New finance minister Freeland no longer to spearhead U.S. relations

Deputy Prime Minister Chrystia Freeland waits to enter a ballroom at an event in Ottawa on Dec. 9, 2019. (Photo: Reuters/Blair Gable)

Ottawa | Reuters — Chrystia Freeland will no longer be in charge of spearheading diplomatic relations with the United States now that she is Canada’s new finance minister, three government sources told Reuters Wednesday.

Prime Minister Justin Trudeau had made Freeland his main U.S. go-between when he named her deputy prime minister after last year’s election, with Foreign Minister Francois-Philippe Champagne handling all the other diplomatic files.
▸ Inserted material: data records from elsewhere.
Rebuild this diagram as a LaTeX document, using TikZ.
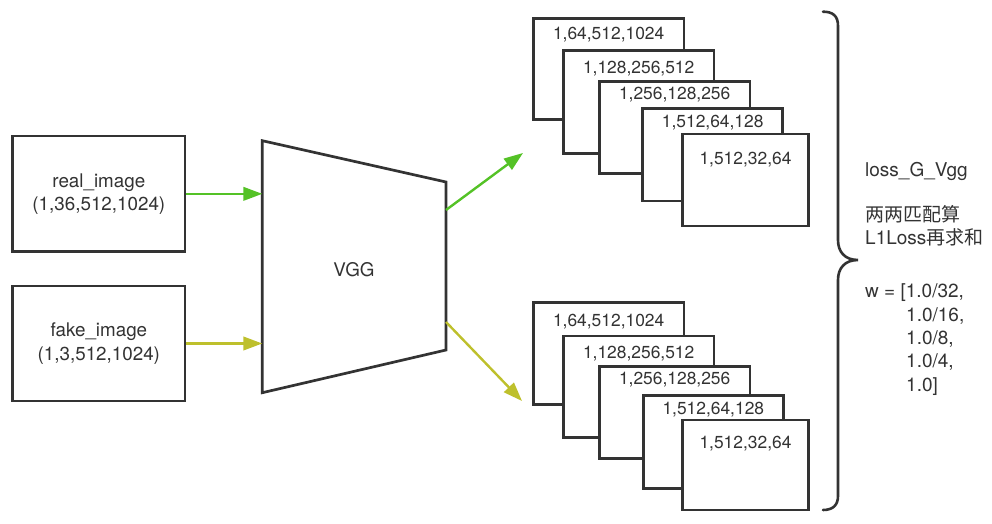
\documentclass[tikz,border=0pt]{standalone}
\usepackage{fontspec}
\setmainfont{TeX Gyre Heros}
\newfontfamily\cjk{Noto Sans CJK SC}
\usetikzlibrary{arrows.meta}
\definecolor{ink}{HTML}{333333}
\definecolor{grn}{RGB}{84,194,38}
\definecolor{ylw}{RGB}{190,192,44}
\tikzset{
  box/.style={draw=ink,line width=2.7pt,fill=white,rectangle,inner sep=0pt},
  lbl/.style={text=ink,font=\fontsize{18.8}{23.4}\selectfont,align=center},
  slbl/.style={text=ink,font=\fontsize{17.4}{20}\selectfont,inner sep=0pt},
  rlbl/.style={text=ink,font=\fontsize{19}{23.3}\selectfont,anchor=west,inner sep=0pt,text height=13.5pt,text depth=4.5pt},
  garrow/.style={draw=grn,line width=2.4pt,-{Triangle[length=19pt,width=13.5pt]}},
  yarrow/.style={draw=ylw,line width=2.4pt,-{Triangle[length=19pt,width=13.5pt]}},
}
\begin{document}
\begin{tikzpicture}[x=1pt,y=-1pt]
\useasboundingbox (0,0) rectangle (992,524);
% input boxes
\node[box,lbl,minimum width=172.3pt,minimum height=115.7pt] (real) at (98.85,193.85) {real\_image\\(1,36,512,1024)};
\node[box,lbl,minimum width=172.3pt,minimum height=115pt] (fake) at (98.85,343.5) {fake\_image\\(1,3,512,1024)};
% VGG trapezoid
\coordinate (t1) at (262.3,140.7);
\coordinate (t2) at (446,182);
\coordinate (t3) at (446,350);
\coordinate (t4) at (262.3,392.7);
\draw[ink,line width=2.7pt,line join=miter] (t1) -- (t2) -- (t3) -- (t4) -- cycle;
\node[lbl] (vgg) at (354,270) {VGG};
% input arrows
\draw[garrow] (real.east) -- (real.east -| t1);
\draw[yarrow] (fake.east) -- (fake.east -| t1);
% output arrows
\coordinate (go) at (446,210);
\coordinate (gt) at (523,153);
\coordinate (yo) at (446,322);
\coordinate (yt) at (522,401);
\draw[garrow] (go) -- (gt);
\draw[yarrow] (yo) -- (yt);
% top stack
\node[box,minimum width=150.7pt,minimum height=101pt] (ta) at (608.65,68.8) {};
\node[slbl] (tal) at (608.65,35) {1,64,512,1024};
\node[box,minimum width=150.7pt,minimum height=102.6pt] (tb) at (638.65,102) {};
\node[slbl] (tbl) at (638.65,68.3) {1,128,256,512};
\node[box,minimum width=150.7pt,minimum height=92pt] (tc) at (674.65,127.3) {};
\node[slbl] (tcl) at (674.65,95) {1,256,128,256};
\node[box,minimum width=140pt,minimum height=92.7pt] (td) at (712.7,154.65) {};
\node[slbl] (tdl) at (712.7,122.7) {1,512,64,128};
\node[box,minimum width=125.6pt,minimum height=92pt] (te) at (745.5,180) {};
\node[slbl] (tel) at (745.5,159.3) {1,512,32,64};
% bottom stack
\node[box,minimum width=150.7pt,minimum height=101.6pt] (ba) at (608.65,353.5) {};
\node[slbl] (bal) at (608.65,321.7) {1,64,512,1024};
\node[box,minimum width=150.7pt,minimum height=101.3pt] (bb) at (638.65,386.65) {};
\node[slbl] (bbl) at (638.65,354) {1,128,256,512};
\node[box,minimum width=150.7pt,minimum height=91.6pt] (bc) at (674.65,412.5) {};
\node[slbl] (bcl) at (674.65,380) {1,256,128,256};
\node[box,minimum width=140pt,minimum height=93pt] (bd) at (713.3,441.8) {};
\node[slbl] (bdl) at (713.3,409.3) {1,512,64,128};
\node[box,minimum width=125.6pt,minimum height=90pt] (be) at (745.5,465) {};
\node[slbl] (bel) at (745.5,443.3) {1,512,32,64};
% brace
\draw[ink,line width=2.6pt,line cap=round]
  (823,11.7) .. controls (833,11.7) and (838,16) .. (838,26)
  -- (838,240) .. controls (838,252) and (845,260) .. (858,260)
  .. controls (845,260) and (838,268) .. (838,280)
  -- (838,496) .. controls (838,505) and (833,510) .. (823,510);
% right text
\node[rlbl] (r1) at (865,171.7) {loss\_G\_Vgg};
\node[rlbl] (r2) at (865,216.7) {\cjk 两两匹配算};
\node[rlbl] (r3) at (865,240) {L1Loss{\cjk 再求和}};
\node[rlbl] (r4) at (865,293.3) {w = [1.0/32,};
\node[rlbl] (r5) at (906,316.7) {1.0/16,};
\node[rlbl] (r6) at (906,340) {1.0/8,};
\node[rlbl] (r7) at (906,363.3) {1.0/4,};
\node[rlbl] (r8) at (906,386.7) {1.0]};
\end{tikzpicture}
\end{document}
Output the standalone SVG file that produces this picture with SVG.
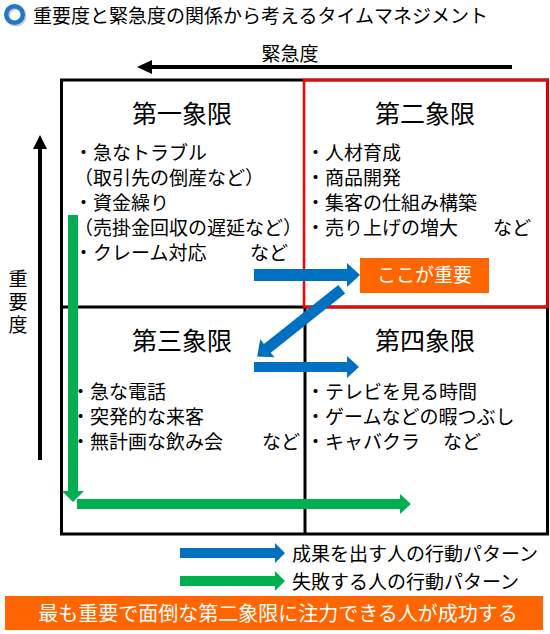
<svg xmlns="http://www.w3.org/2000/svg" width="550" height="634" viewBox="0 0 550 634">
<style>
text{font-family:"Noto Sans CJK JP","Noto Sans",sans-serif;fill:#000}
.h{font-size:25px;text-anchor:middle}
.li{font-size:19px}
.t{font-size:19px}
.w{fill:#fff}
.blue{fill:#0070C0}
.green{fill:#00B050}
.axis{stroke:#000;stroke-width:4;fill:none}
</style>
<rect width="550" height="634" fill="#fff"/>
<g id="title">
<circle cx="16" cy="16" r="8.3" fill="none" stroke="#9a9a9a" stroke-width="4.5" opacity="0.5"/>
<circle cx="14.5" cy="14.5" r="8.3" fill="none" stroke="#1F78C8" stroke-width="4.5"/>
<text x="33" y="23" class="t">重要度と緊急度の関係から考えるタイムマネジメント</text>
</g>
<g id="axis-urgency">
<text x="290" y="61" class="t" text-anchor="middle">緊急度</text>
</g>
<g id="axis-importance">
<text x="18" y="269" class="t" writing-mode="vertical-rl" letter-spacing="4">重要度</text>
</g>
<g id="grid">
<rect x="61.5" y="80" width="486" height="454" fill="none" stroke="#000" stroke-width="3"/>
<line x1="61.5" y1="307" x2="304" y2="307" stroke="#000" stroke-width="3"/>
<line x1="305" y1="307" x2="305" y2="534" stroke="#000" stroke-width="3"/>
<line x1="304" y1="307" x2="547.5" y2="307" stroke="#000" stroke-width="3"/>
<rect x="304" y="80" width="243.5" height="227" fill="none" stroke="#FF0000" stroke-width="2.5"/>
</g>
<g id="q1">
<text x="182" y="123" class="h">第一象限</text>
<text class="li"><tspan x="74" y="160">・急なトラブル</tspan><tspan x="74" y="185">（取引先の倒産など）</tspan><tspan x="74" y="210">・資金繰り</tspan><tspan x="74" y="235">（売掛金回収の遅延など）</tspan><tspan x="74" y="260">・クレーム対応</tspan><tspan x="250" y="260">など</tspan></text>
</g>
<g id="q2">
<text x="425" y="123" class="h">第二象限</text>
<text class="li"><tspan x="306" y="160">・人材育成</tspan><tspan x="306" y="185">・商品開発</tspan><tspan x="306" y="210">・集客の仕組み構築</tspan><tspan x="306" y="235">・売り上げの増大</tspan><tspan x="493" y="235">など</tspan></text>
</g>
<g id="q3">
<text x="182" y="350" class="h">第三象限</text>
<text class="li"><tspan x="71" y="399">・急な電話</tspan><tspan x="71" y="424">・突発的な来客</tspan><tspan x="71" y="449">・無計画な飲み会</tspan><tspan x="262" y="449">など</tspan></text>
</g>
<g id="q4">
<text x="425" y="350" class="h">第四象限</text>
<text class="li"><tspan x="306" y="399">・テレビを見る時間</tspan><tspan x="306" y="424">・ゲームなどの暇つぶし</tspan><tspan x="306" y="449">・キャバクラ</tspan><tspan x="443" y="449">など</tspan></text>
</g>
<g id="badge">
<rect x="360" y="258" width="129" height="35" fill="#FF6600"/>
<text x="424.5" y="282" class="t w" text-anchor="middle">ここが重要</text>
</g>
<g id="connectors">
<line class="axis" x1="512" y1="67" x2="150" y2="67"/>
<polygon points="137,67 152,60 152,74" fill="#000"/>
<line class="axis" x1="40" y1="460" x2="40" y2="147"/>
<polygon points="40,135 33,149 47,149" fill="#000"/>
<polygon class="blue" points="254,269 347,269 347,263 360,275 347,287 347,281 254,281"/>
<polygon class="blue" transform="translate(341.7,289.2) rotate(141.5)" points="0,-5.5 95,-5.5 95,-11.5 108,0 95,11.5 95,5.5 0,5.5"/>
<polygon class="blue" points="254,362 347,362 347,356 359,367 347,378 347,372 254,372"/>
<polygon class="green" points="68,215 78,215 78,491 84,491 73,502 62,491 68,491"/>
<polygon class="green" points="77,499 400,499 400,494 411,504 400,514 400,509 77,509"/>
</g>
<g id="legend">
<polygon class="blue" points="180,548 275,548 275,543 285,553 275,563 275,558 180,558"/>
<text x="292" y="561" class="t">成果を出す人の行動パターン</text>
<polygon class="green" points="180,576 275,576 275,571 285,581 275,591 275,586 180,586"/>
<text x="292" y="589" class="t">失敗する人の行動パターン</text>
</g>
<g id="banner">
<rect x="5" y="596" width="538" height="34" fill="#FF6600"/>
<text x="278" y="621" class="w" font-size="20" text-anchor="middle">最も重要で面倒な第二象限に注力できる人が成功する</text>
</g>
</svg>
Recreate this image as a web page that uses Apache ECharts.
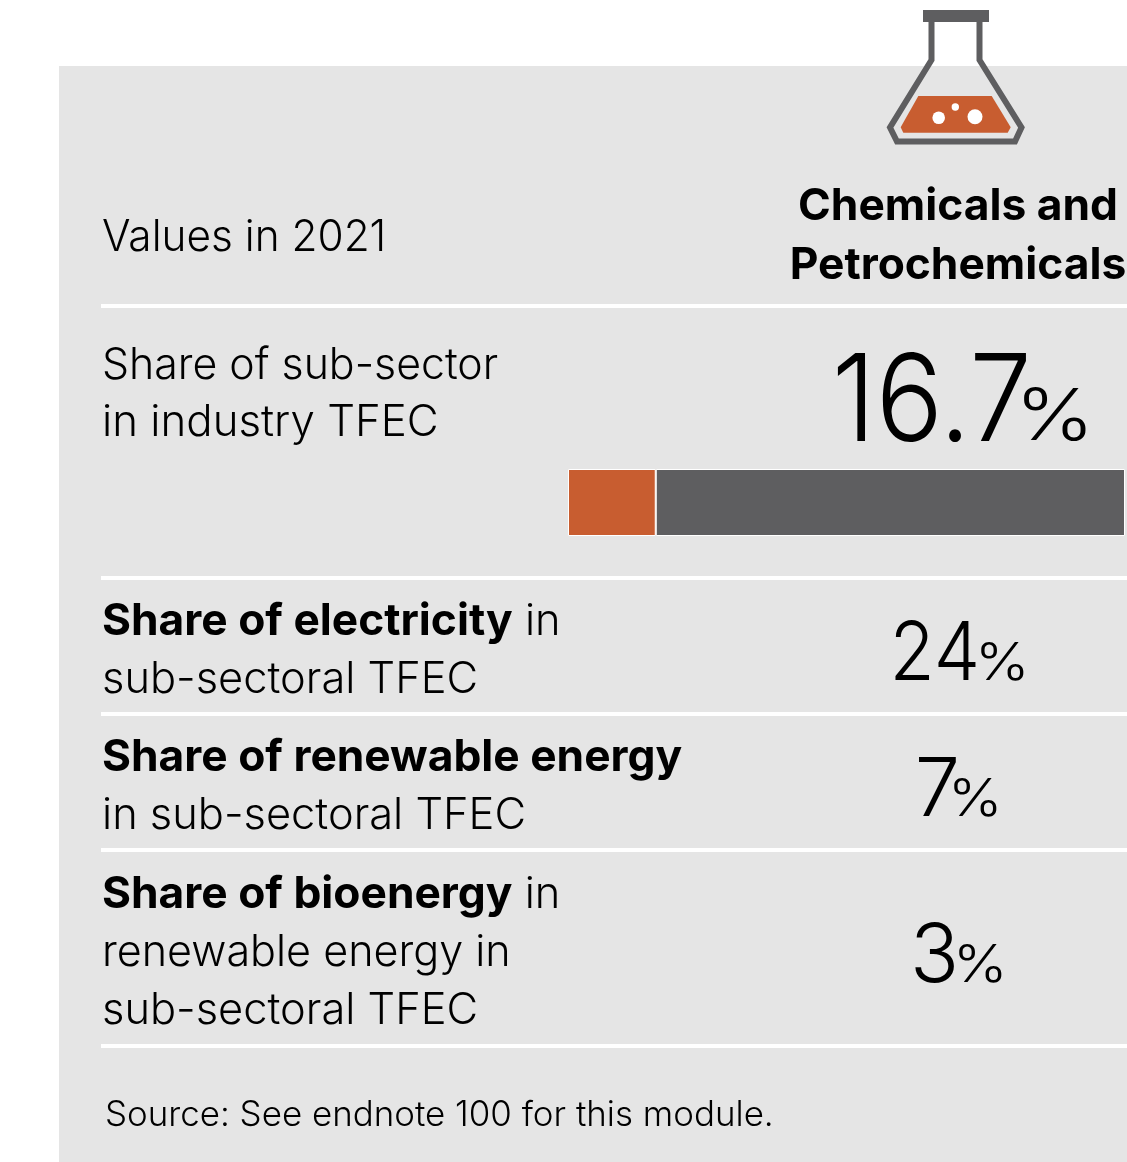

Now Champagne will also handle U.S. ties, sources said.

“We’re back in more of a traditional setup in terms of the relationship,” said one of the sources. “Obviously with any relationship as complex as the Canadian-U.S. one, by necessity, different ministers will be speaking to their counterparts.”

As foreign minister in Trudeau’s previous government, Freeland had led Canada’s hard-nosed renegotiation of a new North American trade deal, known as the Canada-U.S.-Mexico Agreement (CUSMA).

Because of the long shared border and close economic ties, the United States is by far Canada’s most crucial ally, and the relationship was often strained during the trade negotiations and a dispute over aluminum tariffs.

In September 2018, President Donald Trump hinted he did not like Freeland, without naming her.

“We’re very unhappy with the negotiations and the negotiating style of Canada. We don’t like their representative very much,” Trump said at the time.

Freeland will continue to support the prime minister in managing the U.S. relationship, a third government official said, “particularly in the fight against the unfair and unjust U.S. aluminum tariffs.”

Tensions erupted again earlier this month when Trump moved to reimpose 10 per cent tariffs on some aluminum products, prompting Freeland to respond the next day with retaliatory tariffs.

Canada has not yet officially informed the United States of the change in Freeland’s responsibilities, a source familiar with the matter said.

“The most significant relationship we have with the United States is an economic one… so she’s still going to very much be there” as finance minister, said Stephanie Carvin, an assistant professor of international relations at Ottawa’s Carleton University.

Freeland also remains Trudeau’s deputy prime minister, while New Brunswick MP and Privy Council president Dominic LeBlanc was shuffled Tuesday into Freeland’s spot as intergovernmental affairs minister — a post LeBlanc previously held in 2018-19.

— Reporting for Reuters by Steve Scherer and David Ljunggren.